*Stated exercise:* Please set down all the lines beneath this one exactly, without the pictures.

*Information supplied:*
/---

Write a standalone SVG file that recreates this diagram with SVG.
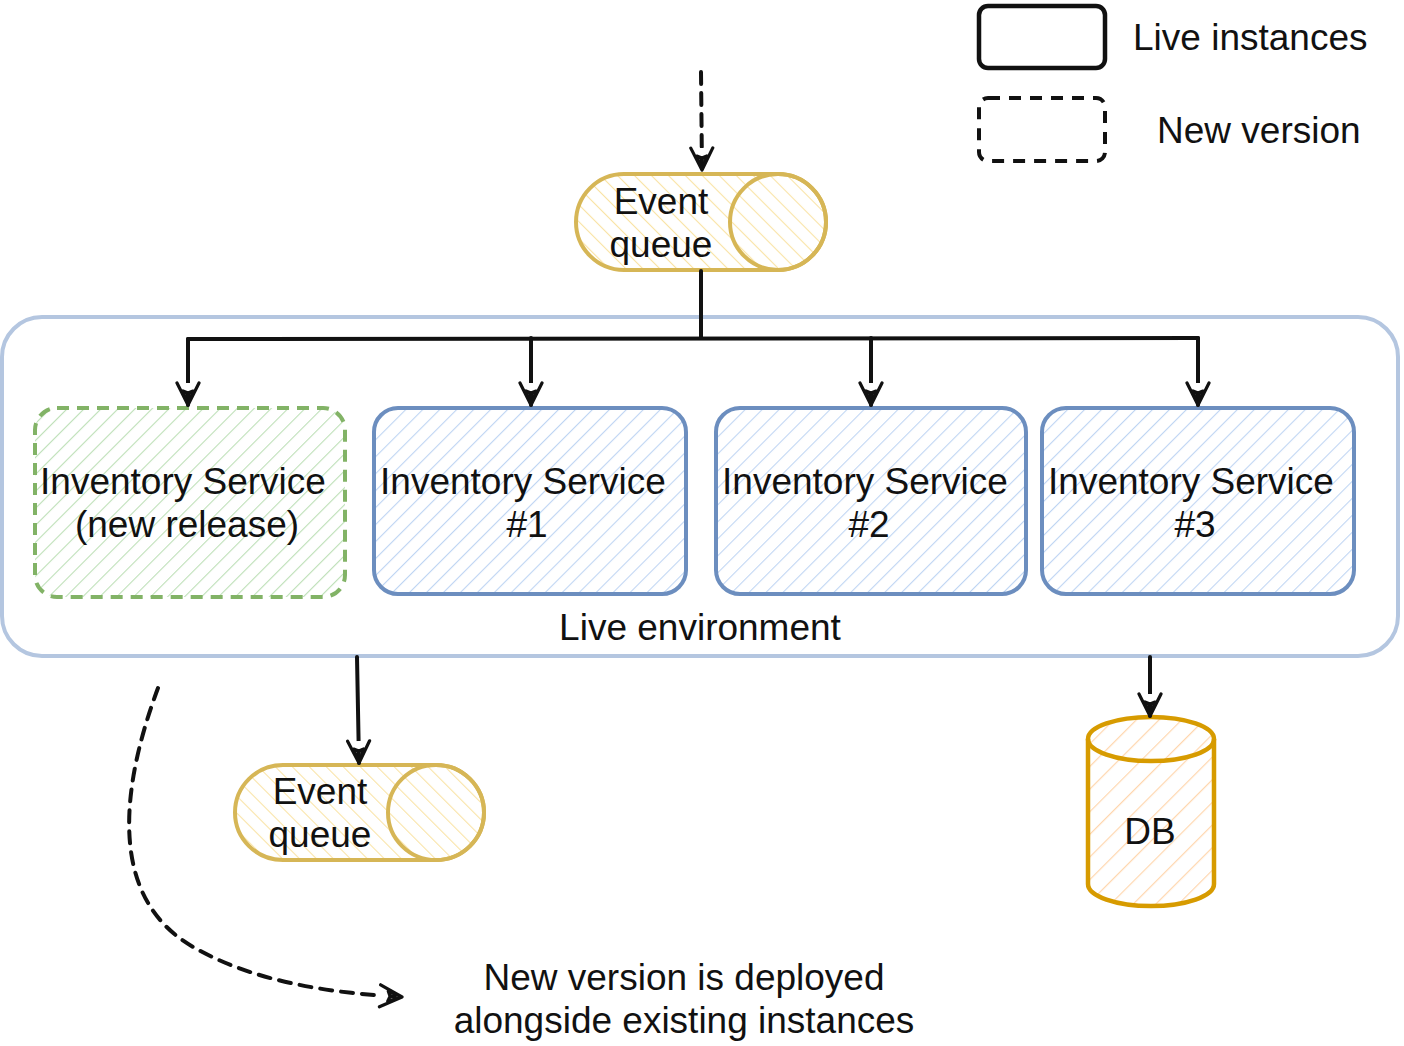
<svg xmlns="http://www.w3.org/2000/svg" width="1404" height="1046" viewBox="0 0 1404 1046">
<defs>
  <pattern id="hBlue" width="12" height="12" patternUnits="userSpaceOnUse" patternTransform="rotate(45)">
    <line x1="0" y1="0" x2="0" y2="12" stroke="#bfd5f3" stroke-width="2.2"/>
  </pattern>
  <pattern id="hGreen" width="12" height="12" patternUnits="userSpaceOnUse" patternTransform="rotate(45)">
    <line x1="0" y1="0" x2="0" y2="12" stroke="#bcdfb6" stroke-width="2.2"/>
  </pattern>
  <pattern id="hYellow" width="12" height="12" patternUnits="userSpaceOnUse" patternTransform="rotate(-45)">
    <line x1="0" y1="0" x2="0" y2="12" stroke="#f9e3a5" stroke-width="2.2"/>
  </pattern>
  <pattern id="hOrange" width="16" height="16" patternUnits="userSpaceOnUse" patternTransform="rotate(45)">
    <line x1="0" y1="0" x2="0" y2="16" stroke="#ffd6ad" stroke-width="2.4"/>
  </pattern>
  <marker id="arr" viewBox="0 0 26 26" refX="24" refY="13" markerWidth="26" markerHeight="26" markerUnits="userSpaceOnUse" orient="auto">
    <path d="M2,2 L24,13 L2,24 M24,13 L10,8 L12,13 L10,18 Z" fill="#ffffff" stroke="#111111" stroke-width="3.2" stroke-linejoin="round" stroke-linecap="round"/>
  </marker>
  <style>
    text { font-family: "Liberation Sans", Arial, sans-serif; font-size: 37px; fill: #111111; }
    .c { text-anchor: middle; }
    .svc { fill: url(#hBlue); stroke: #6c8ebf; stroke-width: 4; }
    .conn { fill: none; stroke: #111111; stroke-width: 4; stroke-linecap: round; stroke-linejoin: round; }
    .dash { stroke-dasharray: 12 9; }
    .q { fill: url(#hYellow); stroke: #d6b656; stroke-width: 4; }
  </style>
</defs>

<g id="legend">
  <rect x="979" y="6" width="126" height="62" rx="9" fill="none" stroke="#111111" stroke-width="4.5"/>
  <text x="1133" y="50">Live instances</text>
  <rect x="979" y="98" width="126" height="63" rx="9" fill="none" stroke="#111111" stroke-width="4" stroke-dasharray="12 9"/>
  <text x="1157" y="143">New version</text>
</g>

<g id="live-environment">
  <rect x="2" y="317" width="1396" height="339" rx="40" fill="none" stroke="#b4c6e0" stroke-width="4"/>
  <text class="c" x="700" y="640">Live environment</text>
</g>

<g id="event-queue-top">
  <path class="q" d="M624,174 L778,174 A48,48 0 0 1 778,270 L624,270 A48,48 0 0 1 624,174 Z"/>
  <ellipse cx="778" cy="222" rx="48" ry="48" fill="none" stroke="#d6b656" stroke-width="4"/>
  <text class="c" x="661" y="214">Event</text>
  <text class="c" x="661" y="257">queue</text>
</g>

<g id="service-new">
  <rect x="35" y="408" width="310" height="189" rx="22" fill="url(#hGreen)" stroke="#82b366" stroke-width="4" stroke-dasharray="12 8"/>
  <text class="c" x="183" y="494">Inventory Service</text>
  <text class="c" x="187" y="537">(new release)</text>
</g>

<g id="service-1">
  <rect class="svc" x="374" y="408" width="312" height="186" rx="24"/>
  <text class="c" x="523" y="494">Inventory Service</text>
  <text class="c" x="527" y="537">#1</text>
</g>

<g id="service-2">
  <rect class="svc" x="716" y="408" width="310" height="186" rx="24"/>
  <text class="c" x="865" y="494">Inventory Service</text>
  <text class="c" x="869" y="537">#2</text>
</g>

<g id="service-3">
  <rect class="svc" x="1042" y="408" width="312" height="186" rx="24"/>
  <text class="c" x="1191" y="494">Inventory Service</text>
  <text class="c" x="1195" y="537">#3</text>
</g>

<g id="event-queue-bottom">
  <path class="q" d="M283,765 L436,765 A48,47.5 0 0 1 436,860 L283,860 A48,47.5 0 0 1 283,765 Z"/>
  <ellipse cx="436" cy="812.5" rx="48" ry="47.5" fill="none" stroke="#d6b656" stroke-width="4"/>
  <text class="c" x="320" y="804">Event</text>
  <text class="c" x="320" y="847">queue</text>
</g>

<g id="db">
  <path d="M1088,739 L1088,884 A63,22 0 0 0 1214,884 L1214,739 A63,22 0 0 0 1088,739 Z" fill="url(#hOrange)" stroke="#d79b00" stroke-width="4.5"/>
  <path d="M1088,739 A63,22 0 0 0 1214,739" fill="none" stroke="#d79b00" stroke-width="4.5"/>
  <text class="c" x="1150" y="844">DB</text>
</g>

<g id="note">
  <text class="c" x="684" y="990">New version is deployed</text>
  <text class="c" x="684" y="1033">alongside existing instances</text>
</g>

<g id="connectors">
  <path class="conn dash" d="M701,72 L702,170" marker-end="url(#arr)"/>
  <path class="conn" d="M701,271 L701,337"/>
  <path class="conn" d="M188,339 L1198,338"/>
  <path class="conn" d="M188,339 L188,405" marker-end="url(#arr)"/>
  <path class="conn" d="M531,338 L531,405" marker-end="url(#arr)"/>
  <path class="conn" d="M871,338 L871,405" marker-end="url(#arr)"/>
  <path class="conn" d="M1198,338 L1198,405" marker-end="url(#arr)"/>
  <path class="conn" d="M357,657 L359,763" marker-end="url(#arr)"/>
  <path class="conn" d="M1150,657 L1150,716" marker-end="url(#arr)"/>
  <path class="conn dash" d="M158,688 C120,790 108,900 195,948 C255,982 330,993 402,997" marker-end="url(#arr)"/>
</g>
</svg>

\---

*The answer:*
Write a standalone SVG file that recreates this diagram with SVG.
<svg xmlns="http://www.w3.org/2000/svg" width="1404" height="1046" viewBox="0 0 1404 1046">
<defs>
  <pattern id="hBlue" width="12" height="12" patternUnits="userSpaceOnUse" patternTransform="rotate(45)">
    <line x1="0" y1="0" x2="0" y2="12" stroke="#bfd5f3" stroke-width="2.2"/>
  </pattern>
  <pattern id="hGreen" width="12" height="12" patternUnits="userSpaceOnUse" patternTransform="rotate(45)">
    <line x1="0" y1="0" x2="0" y2="12" stroke="#bcdfb6" stroke-width="2.2"/>
  </pattern>
  <pattern id="hYellow" width="12" height="12" patternUnits="userSpaceOnUse" patternTransform="rotate(-45)">
    <line x1="0" y1="0" x2="0" y2="12" stroke="#f9e3a5" stroke-width="2.2"/>
  </pattern>
  <pattern id="hOrange" width="16" height="16" patternUnits="userSpaceOnUse" patternTransform="rotate(45)">
    <line x1="0" y1="0" x2="0" y2="16" stroke="#ffd6ad" stroke-width="2.4"/>
  </pattern>
  <marker id="arr" viewBox="0 0 26 26" refX="24" refY="13" markerWidth="26" markerHeight="26" markerUnits="userSpaceOnUse" orient="auto">
    <path d="M2,2 L24,13 L2,24 M24,13 L10,8 L12,13 L10,18 Z" fill="#ffffff" stroke="#111111" stroke-width="3.2" stroke-linejoin="round" stroke-linecap="round"/>
  </marker>
  <style>
    text { font-family: "Liberation Sans", Arial, sans-serif; font-size: 37px; fill: #111111; }
    .c { text-anchor: middle; }
    .svc { fill: url(#hBlue); stroke: #6c8ebf; stroke-width: 4; }
    .conn { fill: none; stroke: #111111; stroke-width: 4; stroke-linecap: round; stroke-linejoin: round; }
    .dash { stroke-dasharray: 12 9; }
    .q { fill: url(#hYellow); stroke: #d6b656; stroke-width: 4; }
  </style>
</defs>

<g id="legend">
  <rect x="979" y="6" width="126" height="62" rx="9" fill="none" stroke="#111111" stroke-width="4.5"/>
  <text x="1133" y="50">Live instances</text>
  <rect x="979" y="98" width="126" height="63" rx="9" fill="none" stroke="#111111" stroke-width="4" stroke-dasharray="12 9"/>
  <text x="1157" y="143">New version</text>
</g>

<g id="live-environment">
  <rect x="2" y="317" width="1396" height="339" rx="40" fill="none" stroke="#b4c6e0" stroke-width="4"/>
  <text class="c" x="700" y="640">Live environment</text>
</g>

<g id="event-queue-top">
  <path class="q" d="M624,174 L778,174 A48,48 0 0 1 778,270 L624,270 A48,48 0 0 1 624,174 Z"/>
  <ellipse cx="778" cy="222" rx="48" ry="48" fill="none" stroke="#d6b656" stroke-width="4"/>
  <text class="c" x="661" y="214">Event</text>
  <text class="c" x="661" y="257">queue</text>
</g>

<g id="service-new">
  <rect x="35" y="408" width="310" height="189" rx="22" fill="url(#hGreen)" stroke="#82b366" stroke-width="4" stroke-dasharray="12 8"/>
  <text class="c" x="183" y="494">Inventory Service</text>
  <text class="c" x="187" y="537">(new release)</text>
</g>

<g id="service-1">
  <rect class="svc" x="374" y="408" width="312" height="186" rx="24"/>
  <text class="c" x="523" y="494">Inventory Service</text>
  <text class="c" x="527" y="537">#1</text>
</g>

<g id="service-2">
  <rect class="svc" x="716" y="408" width="310" height="186" rx="24"/>
  <text class="c" x="865" y="494">Inventory Service</text>
  <text class="c" x="869" y="537">#2</text>
</g>

<g id="service-3">
  <rect class="svc" x="1042" y="408" width="312" height="186" rx="24"/>
  <text class="c" x="1191" y="494">Inventory Service</text>
  <text class="c" x="1195" y="537">#3</text>
</g>

<g id="event-queue-bottom">
  <path class="q" d="M283,765 L436,765 A48,47.5 0 0 1 436,860 L283,860 A48,47.5 0 0 1 283,765 Z"/>
  <ellipse cx="436" cy="812.5" rx="48" ry="47.5" fill="none" stroke="#d6b656" stroke-width="4"/>
  <text class="c" x="320" y="804">Event</text>
  <text class="c" x="320" y="847">queue</text>
</g>

<g id="db">
  <path d="M1088,739 L1088,884 A63,22 0 0 0 1214,884 L1214,739 A63,22 0 0 0 1088,739 Z" fill="url(#hOrange)" stroke="#d79b00" stroke-width="4.5"/>
  <path d="M1088,739 A63,22 0 0 0 1214,739" fill="none" stroke="#d79b00" stroke-width="4.5"/>
  <text class="c" x="1150" y="844">DB</text>
</g>

<g id="note">
  <text class="c" x="684" y="990">New version is deployed</text>
  <text class="c" x="684" y="1033">alongside existing instances</text>
</g>

<g id="connectors">
  <path class="conn dash" d="M701,72 L702,170" marker-end="url(#arr)"/>
  <path class="conn" d="M701,271 L701,337"/>
  <path class="conn" d="M188,339 L1198,338"/>
  <path class="conn" d="M188,339 L188,405" marker-end="url(#arr)"/>
  <path class="conn" d="M531,338 L531,405" marker-end="url(#arr)"/>
  <path class="conn" d="M871,338 L871,405" marker-end="url(#arr)"/>
  <path class="conn" d="M1198,338 L1198,405" marker-end="url(#arr)"/>
  <path class="conn" d="M357,657 L359,763" marker-end="url(#arr)"/>
  <path class="conn" d="M1150,657 L1150,716" marker-end="url(#arr)"/>
  <path class="conn dash" d="M158,688 C120,790 108,900 195,948 C255,982 330,993 402,997" marker-end="url(#arr)"/>
</g>
</svg>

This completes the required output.